The other day grief struck in an unexpected moment. I was putting away my son’s socks and spotted the special pair he had worn on his first day of school last year.
All of a sudden, a wave of sadness swept over me as I remembered how excited he’d been, waiting for the school bus in his new back-to-school outfit. As a child on the spectrum, my son lives for school. And seeing those socks reminded me once again of all that has been lost this year.
While the state and our local school districts are still trying to find suitable options for reopening school next month, it’s obvious the experience will look very different from last year. And none of the options — which involve reduced classroom time, expanded distance learning, less playtime, and fewer social activities — seem ideal.
I was recently talking to a mom whose daughter is a senior. “At first I thought it was fortunate she wasn’t a senior last year,” the mom said. “But now I’m realizing her entire senior year could be affected, rather than just one-quarter of it.”
The coronavirus pandemic has played out in ways few of us imagined back in March. Similar to grieving the death of a loved one, some days feel fairly normal while others bowl me over with a sense of loss and grief.
This is particularly true when it comes to my son with special needs. Ever since he could express himself, he would ask me every day of summer break, “How many days until school starts?” He’s been out of the classroom for four-plus months now — a perpetual “summer break” — and I grieve over the things he’s missing out on: social interaction, specialized learning opportunities, even the simple joy of riding the bus.
I, like many parents, have been hoping that we will return to some semblance of normalcy this fall.
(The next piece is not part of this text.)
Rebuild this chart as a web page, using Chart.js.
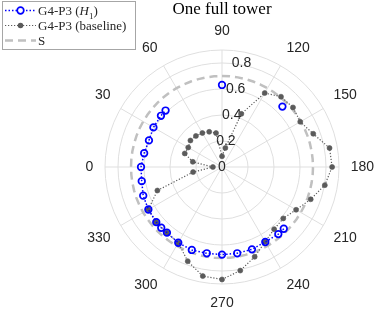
<!DOCTYPE html>
<html>
<head>
<meta charset="utf-8">
<script src="https://cdn.jsdelivr.net/npm/chart.js@4.4.0/dist/chart.umd.min.js"></script>
<style>
  html, body { margin: 0; background: #fff; overflow: hidden; }
  #wrap { position: relative; width: 374px; height: 311px; overflow: hidden; }
  #polarChart { position: absolute; left: 0; top: 0; }
  #title { position: absolute; left: 222px; top: 0; transform: translateX(-50%); font: 17px "Liberation Serif", serif; line-height: 18px; white-space: nowrap; color: #000; }
  #legend { position: absolute; left: 2px; top: 1px; width: 132px; height: 47px; border: 1px solid #a6a6a6; background: #fff; font: 13px "Liberation Serif", serif; color: #262626; }
  .row { position: relative; height: 15px; line-height: 15px; white-space: nowrap; }
  .row:first-child { margin-top: 0.5px; }
  .row svg { position: absolute; left: 2px; top: 0; }
  .row span { position: absolute; left: 35px; top: 0; }
  .row sub { font-size: 9px; line-height: 0; }
</style>
</head>
<body>
<div id="wrap">
  <!-- canvas is wider than the view so the 180 label fits without Chart.js shifting the centre -->
  <canvas id="polarChart" width="410" height="311"></canvas>
  <div id="title">One full tower</div>
  <div id="legend">
    <div class="row">
      <svg width="34" height="15"><line x1="0" y1="7.5" x2="31" y2="7.5" stroke="#0000ff" stroke-width="1.5" stroke-dasharray="1.5 2"/><circle cx="15.5" cy="7.5" r="3.3" fill="#fff" stroke="#0000ff" stroke-width="1.7"/></svg>
      <span>G4-P3 (<i>H</i><sub>1</sub>)</span>
    </div>
    <div class="row">
      <svg width="34" height="15"><line x1="0" y1="7.5" x2="31" y2="7.5" stroke="#5b5b5b" stroke-width="1.2" stroke-dasharray="1.2 1.8"/><circle cx="15.5" cy="7.5" r="2.8" fill="#5b5b5b"/></svg>
      <span>G4-P3 (baseline)</span>
    </div>
    <div class="row">
      <svg width="34" height="15"><line x1="0" y1="7.5" x2="31" y2="7.5" stroke="#c0c0c0" stroke-width="2.5" stroke-dasharray="8 5"/></svg>
      <span>S</span>
    </div>
  </div>
</div>
<script>
// angle ticks (deg, clockwise from the left) and radial ticks
var thetaTicks = [0, 30, 60, 90, 120, 150, 180, 210, 240, 270, 300, 330];
var rTicks = [0, 0.2, 0.4, 0.6, 0.8];
var rMax = 0.9;

// G4-P3 (H1): connected arc
var h1Theta = [225, 230, 240, 250, 260, 270, 280, 290, 300, 310, 315, 320, 330, 340, 350, 0, 10, 20, 30, 40, 45];
var h1R = [0.672, 0.674, 0.666, 0.674, 0.674, 0.674, 0.674, 0.679, 0.673, 0.659, 0.661, 0.66, 0.654, 0.645, 0.627, 0.623, 0.608, 0.598, 0.609, 0.613, 0.614];
// G4-P3 (H1): single points
var h1SoloTheta = [90, 135];
var h1SoloR = [0.631, 0.657];

// G4-P3 (baseline)
var baseTheta = [0, 10, 20, 30, 40, 50, 60, 70, 80, 90, 100, 110, 120, 130, 140, 150, 160, 170,
                 180, 190, 200, 210, 220, 230, 240, 250, 260, 270, 280, 290, 300, 310, 320, 330, 340, 350];
var baseR = [0.07, 0.228, 0.305, 0.30, 0.317, 0.312, 0.302, 0.288, 0.265, 0.083, 0.149, 0.435, 0.657, 0.706, 0.713, 0.695, 0.747, 0.84,
             0.847, 0.803, 0.726, 0.658, 0.615, 0.624, 0.664, 0.735, 0.809, 0.865, 0.852, 0.771, 0.673, 0.66, 0.66, 0.654, 0.529, 0.226];

// S
var sRadius = 0.7;

var textColor = '#262626';
var gridColor = '#dfdfdf';

// radar spokes every 5 deg, first spoke (top) is 90
var thetaStep = 5;
var labels = [];
for (var k = 0; k < 360 / thetaStep; k++) {
    labels.push((90 + k * thetaStep) % 360);
}

function onGrid(thetas, rs) {
    var out = labels.map(function() { return null; });
    thetas.forEach(function(t, i) {
        out[labels.indexOf(t)] = rs[i];
    });
    return out;
}

// radar lines always close; keep the arcs open
var openArcs = {
    id: 'openArcs',
    afterDatasetUpdate: function(chart, args) {
        if (chart.data.datasets[args.index].openEnds) {
            var line = args.meta.dataset;
            line._loop = false;
            delete line._segments;
            delete line._path;
        }
    }
};

var h1Points = {
    pointRadius: 3.3,
    pointBorderWidth: 1.7,
    pointBorderColor: '#0000ff',
    pointBackgroundColor: 'rgba(0,0,0,0)'
};

var ctx = document.getElementById('polarChart').getContext('2d');
var polarChart = new Chart(ctx, {
    type: 'radar',
    data: {
        labels: labels,
        datasets: [
            Object.assign({
                label: 'G4-P3 (H1)',
                data: onGrid(h1Theta, h1R),
                openEnds: true,
                spanGaps: true,
                fill: false,
                borderColor: '#0000ff',
                borderWidth: 1.5,
                borderDash: [1.5, 2]
            }, h1Points),
            Object.assign({
                label: 'G4-P3 (H1) single',
                data: onGrid(h1SoloTheta, h1SoloR),
                showLine: false,
                fill: false
            }, h1Points),
            {
                label: 'G4-P3 (baseline)',
                data: onGrid(baseTheta, baseR),
                spanGaps: true,
                fill: false,
                borderColor: '#5b5b5b',
                borderWidth: 1.2,
                borderDash: [1.2, 1.8],
                pointRadius: 2.5,
                pointBorderWidth: 0.6,
                pointBorderColor: '#5b5b5b',
                pointBackgroundColor: '#5b5b5b'
            },
            {
                label: 'S',
                data: labels.map(function() { return sRadius; }),
                fill: false,
                borderColor: '#c0c0c0',
                borderWidth: 2.5,
                borderDash: [8, 5],
                pointRadius: 0
            }
        ]
    },
    options: {
        responsive: false,
        animation: false,
        devicePixelRatio: 1,
        events: [],
        layout: {
            padding: { left: 34, right: 0, top: 24.25, bottom: 0 }
        },
        scales: {
            r: {
                min: -0.000001,
                max: rMax,
                startAngle: 0,
                afterBuildTicks: function(scale) {
                    scale.ticks = rTicks.concat([rMax]).map(function(v) { return { value: v }; });
                },
                grid: {
                    circular: true,
                    lineWidth: 1,
                    color: function(c) { return c.index === 0 ? 'rgba(0,0,0,0)' : gridColor; }
                },
                angleLines: {
                    color: gridColor,
                    lineWidth: function(c) { return c.label === '' ? 0 : 1; }
                },
                ticks: {
                    showLabelBackdrop: false,
                    backdropPadding: 0,
                    color: textColor,
                    font: { family: 'Liberation Sans', size: 14 },
                    callback: function(value) {
                        if (value === rMax) return '';
                        // nudge labels off the vertical spoke
                        return ' '.repeat(Math.round(value * 12.2)) + value;
                    }
                },
                pointLabels: {
                    padding: 4.75,
                    color: textColor,
                    font: { family: 'Liberation Sans', size: 14, lineHeight: 1 },
                    callback: function(label) {
                        return thetaTicks.indexOf(label) >= 0 ? String(label) : '';
                    }
                }
            }
        },
        plugins: {
            legend: { display: false },
            tooltip: { enabled: false }
        }
    },
    plugins: [openArcs]
});
</script>
</body>
</html>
But there are no guarantees and I have little control. One thing I can control is how I lead my children during uncertain times.
Last week, my toddler slipped at the pool and cut the back of his head on a chair. The gash was big enough to require stitches, and his 7-year-old sister became hysterical. I quickly realized I needed to stay calm and help her realize the situation was not as dire as it felt.
“It’s OK,” I soothed. “He’ll go to the doctor and be fine.”
“But he’ll have a scar,” she said, tears streaming down her face.
I acknowledged that, yes, he may have a scar, but we could be thankful the injury would not cause any long-term damage. She calmed down and soon set to work making a “get well soon” card for her brother.
This pandemic is a tough blow. For many parents, grief is being reignited as we wait to see when and how schools will reopen. But we can still help my children view the future with hope by setting the tone. This begins with an attitude of gratefulness for what we do have. We can be thankful for each other, our faith, food and shelter.
The coronavirus pandemic may leave a scar, but these unique circumstances can also shape our kids into strong, resilient individuals who persevere through adversity.